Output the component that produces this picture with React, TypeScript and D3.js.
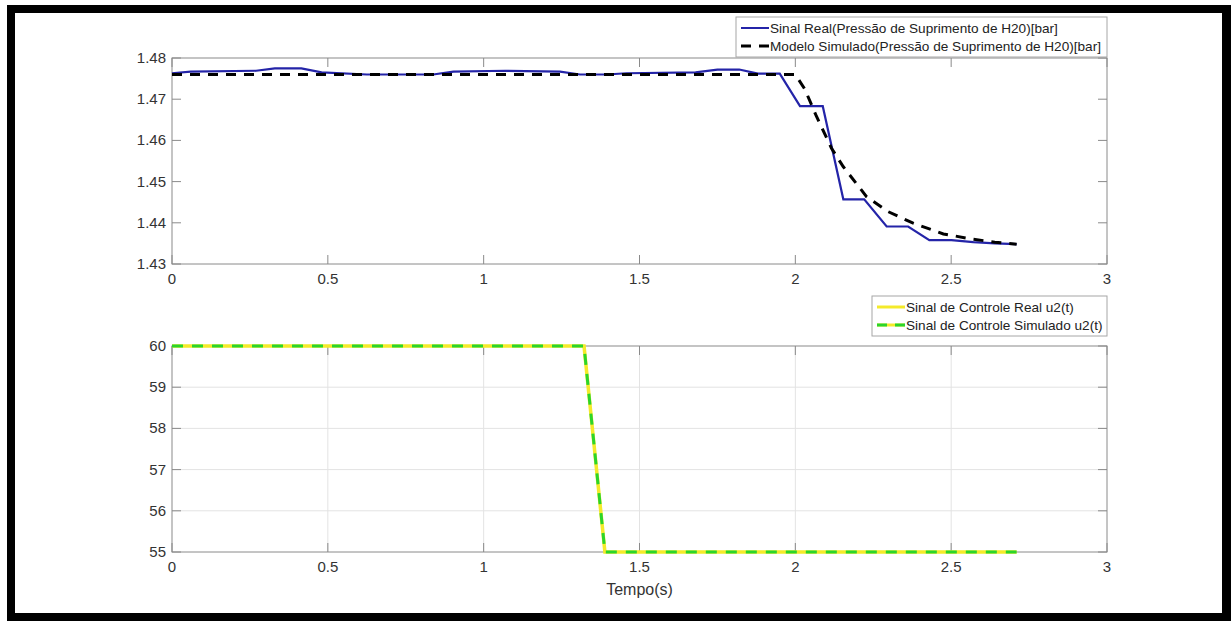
import * as d3 from "d3";
import { useEffect, useRef } from "react";

// top plot: supply pressure of H2O [bar]
const realTime = [0, 0.06, 0.27, 0.33, 0.415, 0.48, 0.625, 0.838, 0.903, 1.07, 1.245, 1.309, 1.395, 1.459, 1.68, 1.75, 1.82, 1.88, 1.95, 2.015, 2.088, 2.154, 2.221, 2.293, 2.362, 2.43, 2.501, 2.571, 2.64, 2.71];
const realPressure = [1.4763, 1.4767, 1.4769, 1.4775, 1.4775, 1.4765, 1.476, 1.476, 1.4767, 1.4769, 1.4767, 1.476, 1.476, 1.4763, 1.4765, 1.4772, 1.4772, 1.4762, 1.4762, 1.4683, 1.4683, 1.4457, 1.4457, 1.4391, 1.4391, 1.4358, 1.4358, 1.4353, 1.435, 1.4348];
const modelTime = [0, 1.95, 2.0, 2.03, 2.068, 2.116, 2.154, 2.229, 2.298, 2.378, 2.475, 2.571, 2.64, 2.71];
const modelPressure = [1.476, 1.476, 1.476, 1.4725, 1.4658, 1.4581, 1.4536, 1.4463, 1.4427, 1.4399, 1.4373, 1.436, 1.4353, 1.4348];

// bottom plot: control signal u2(t)
const controlTime = [0, 1.322, 1.389, 2.71];
const controlReal = [60, 60, 55, 55];
const controlSim = [60, 60, 55, 55];

const xTicks = [0, 0.5, 1, 1.5, 2, 2.5, 3];
const topTicks = [1.43, 1.44, 1.45, 1.46, 1.47, 1.48];
const bottomTicks = [55, 56, 57, 58, 59, 60];

const topLegend = ["Sinal Real(Pressão de Suprimento de H20)[bar]", "Modelo Simulado(Pressão de Suprimento de H20)[bar]"];
const bottomLegend = ["Sinal de Controle Real u2(t)", "Sinal de Controle Simulado u2(t)"];

const W = 1231;
const H = 621;
const FONT = "'Liberation Sans', Arial, sans-serif";

const App = () => {
    const ref = useRef<SVGSVGElement>(null);

    useEffect(() => {
        const svg = d3.select(ref.current);
        svg.selectAll("*").remove();

        // black picture frame
        svg.append("path")
            .attr("d", `M7,5H${W}V${H}H7Z M15,13V613H1222V13Z`)
            .attr("fill", "#000")
            .attr("fill-rule", "evenodd");

        const left = 172, right = 1107;
        const x = d3.scaleLinear().domain([0, 3]).range([left, right]);

        const drawAxes = (g, y, ticks, fmt, grid) => {
            const [y0, y1] = y.range();
            if (grid) {
                g.selectAll(".gx").data(xTicks.slice(1, -1)).enter().append("line")
                    .attr("x1", d => x(d)).attr("x2", d => x(d))
                    .attr("y1", y0).attr("y2", y1)
                    .attr("stroke", "#e3e3e3");
                g.selectAll(".gy").data(ticks.slice(1, -1)).enter().append("line")
                    .attr("x1", left).attr("x2", right)
                    .attr("y1", d => y(d)).attr("y2", d => y(d))
                    .attr("stroke", "#e3e3e3");
            }
            g.append("rect")
                .attr("x", left).attr("y", y1)
                .attr("width", right - left).attr("height", y0 - y1)
                .attr("fill", "none").attr("stroke", "#8a8a8a");
            // inward ticks on all four sides
            xTicks.forEach(t => {
                g.append("line").attr("x1", x(t)).attr("x2", x(t)).attr("y1", y0).attr("y2", y0 - 9).attr("stroke", "#8a8a8a");
                g.append("line").attr("x1", x(t)).attr("x2", x(t)).attr("y1", y1).attr("y2", y1 + 9).attr("stroke", "#8a8a8a");
            });
            ticks.forEach(t => {
                g.append("line").attr("x1", left).attr("x2", left + 9).attr("y1", y(t)).attr("y2", y(t)).attr("stroke", "#8a8a8a");
                g.append("line").attr("x1", right).attr("x2", right - 9).attr("y1", y(t)).attr("y2", y(t)).attr("stroke", "#8a8a8a");
            });
            g.selectAll(".xl").data(xTicks).enter().append("text")
                .attr("x", d => x(d)).attr("y", y0 + 20)
                .attr("text-anchor", "middle")
                .attr("font-family", FONT).attr("font-size", 15).attr("fill", "#333")
                .text(d => d3.format("~g")(d));
            g.selectAll(".yl").data(ticks).enter().append("text")
                .attr("x", left - 6).attr("y", d => y(d) + 5)
                .attr("text-anchor", "end")
                .attr("font-family", FONT).attr("font-size", 15).attr("fill", "#333")
                .text(d => fmt(d));
        };

        const drawLegend = (g, x0, y0, w, labels, styles) => {
            g.append("rect")
                .attr("x", x0).attr("y", y0).attr("width", w).attr("height", 40)
                .attr("fill", "#fff").attr("stroke", "#a6a6a6");
            labels.forEach((label, i) => {
                const ly = y0 + 11 + i * 18;
                const s = styles[i];
                s.forEach(st => {
                    g.append("line")
                        .attr("x1", x0 + 5).attr("x2", x0 + 33).attr("y1", ly).attr("y2", ly)
                        .attr("stroke", st.color).attr("stroke-width", st.width)
                        .attr("stroke-dasharray", st.dash || null);
                });
                g.append("text")
                    .attr("x", x0 + 34).attr("y", ly + 5)
                    .attr("font-family", FONT).attr("font-size", 13.6).attr("fill", "#222")
                    .text(label);
            });
        };

        // ---- top axes ----
        const yTop = d3.scaleLinear().domain([1.43, 1.48]).range([264, 58]);
        const gTop = svg.append("g");
        drawAxes(gTop, yTop, topTicks, d3.format(".2f"), false);

        const lineTop = d3.line().x(d => x(d[0])).y(d => yTop(d[1]));
        gTop.append("path")
            .datum(realTime.map((t, i) => [t, realPressure[i]]))
            .attr("d", lineTop)
            .attr("fill", "none").attr("stroke", "#2424a8").attr("stroke-width", 2.2);
        gTop.append("path")
            .datum(modelTime.map((t, i) => [t, modelPressure[i]]))
            .attr("d", lineTop)
            .attr("fill", "none").attr("stroke", "#000").attr("stroke-width", 3)
            .attr("stroke-dasharray", "10,8");

        drawLegend(svg.append("g"), 736, 17, right - 736, topLegend, [
            [{ color: "#2424a8", width: 2 }],
            [{ color: "#000", width: 3, dash: "10,8" }],
        ]);

        // ---- bottom axes ----
        const yBot = d3.scaleLinear().domain([55, 60]).range([552, 346]);
        const gBot = svg.append("g");
        drawAxes(gBot, yBot, bottomTicks, d3.format("d"), true);

        const lineBot = d3.line().x(d => x(d[0])).y(d => yBot(d[1]));
        gBot.append("path")
            .datum(controlTime.map((t, i) => [t, controlReal[i]]))
            .attr("d", lineBot)
            .attr("fill", "none").attr("stroke", "#f4ea2a").attr("stroke-width", 3.5);
        gBot.append("path")
            .datum(controlTime.map((t, i) => [t, controlSim[i]]))
            .attr("d", lineBot)
            .attr("fill", "none").attr("stroke", "#2bd52b").attr("stroke-width", 3)
            .attr("stroke-dasharray", "11,9");

        drawLegend(svg.append("g"), 872, 296, right - 872, bottomLegend, [
            [{ color: "#f4ea2a", width: 3 }],
            [{ color: "#f4ea2a", width: 3 }, { color: "#2bd52b", width: 3, dash: "10,8" }],
        ]);

        svg.append("text")
            .attr("x", (left + right) / 2).attr("y", 595)
            .attr("text-anchor", "middle")
            .attr("font-family", FONT).attr("font-size", 16).attr("fill", "#333")
            .text("Tempo(s)");
    }, []);

    return (
        <div style={{ position: "absolute", left: 0, top: 0 }}>
            <svg ref={ref} width={W} height={H} style={{ display: "block", background: "#fff" }} />
        </div>
    );
};

export default App;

----------

* To do *
From the first line above down to the line with "1.436, 1.4353, 1.4348];", reproduce every line and no others, omitting pictures.

* Correct answer *
Output the component that produces this picture with React, TypeScript and D3.js.
import * as d3 from "d3";
import { useEffect, useRef } from "react";

// top plot: supply pressure of H2O [bar]
const realTime = [0, 0.06, 0.27, 0.33, 0.415, 0.48, 0.625, 0.838, 0.903, 1.07, 1.245, 1.309, 1.395, 1.459, 1.68, 1.75, 1.82, 1.88, 1.95, 2.015, 2.088, 2.154, 2.221, 2.293, 2.362, 2.43, 2.501, 2.571, 2.64, 2.71];
const realPressure = [1.4763, 1.4767, 1.4769, 1.4775, 1.4775, 1.4765, 1.476, 1.476, 1.4767, 1.4769, 1.4767, 1.476, 1.476, 1.4763, 1.4765, 1.4772, 1.4772, 1.4762, 1.4762, 1.4683, 1.4683, 1.4457, 1.4457, 1.4391, 1.4391, 1.4358, 1.4358, 1.4353, 1.435, 1.4348];
const modelTime = [0, 1.95, 2.0, 2.03, 2.068, 2.116, 2.154, 2.229, 2.298, 2.378, 2.475, 2.571, 2.64, 2.71];
const modelPressure = [1.476, 1.476, 1.476, 1.4725, 1.4658, 1.4581, 1.4536, 1.4463, 1.4427, 1.4399, 1.4373, 1.436, 1.4353, 1.4348];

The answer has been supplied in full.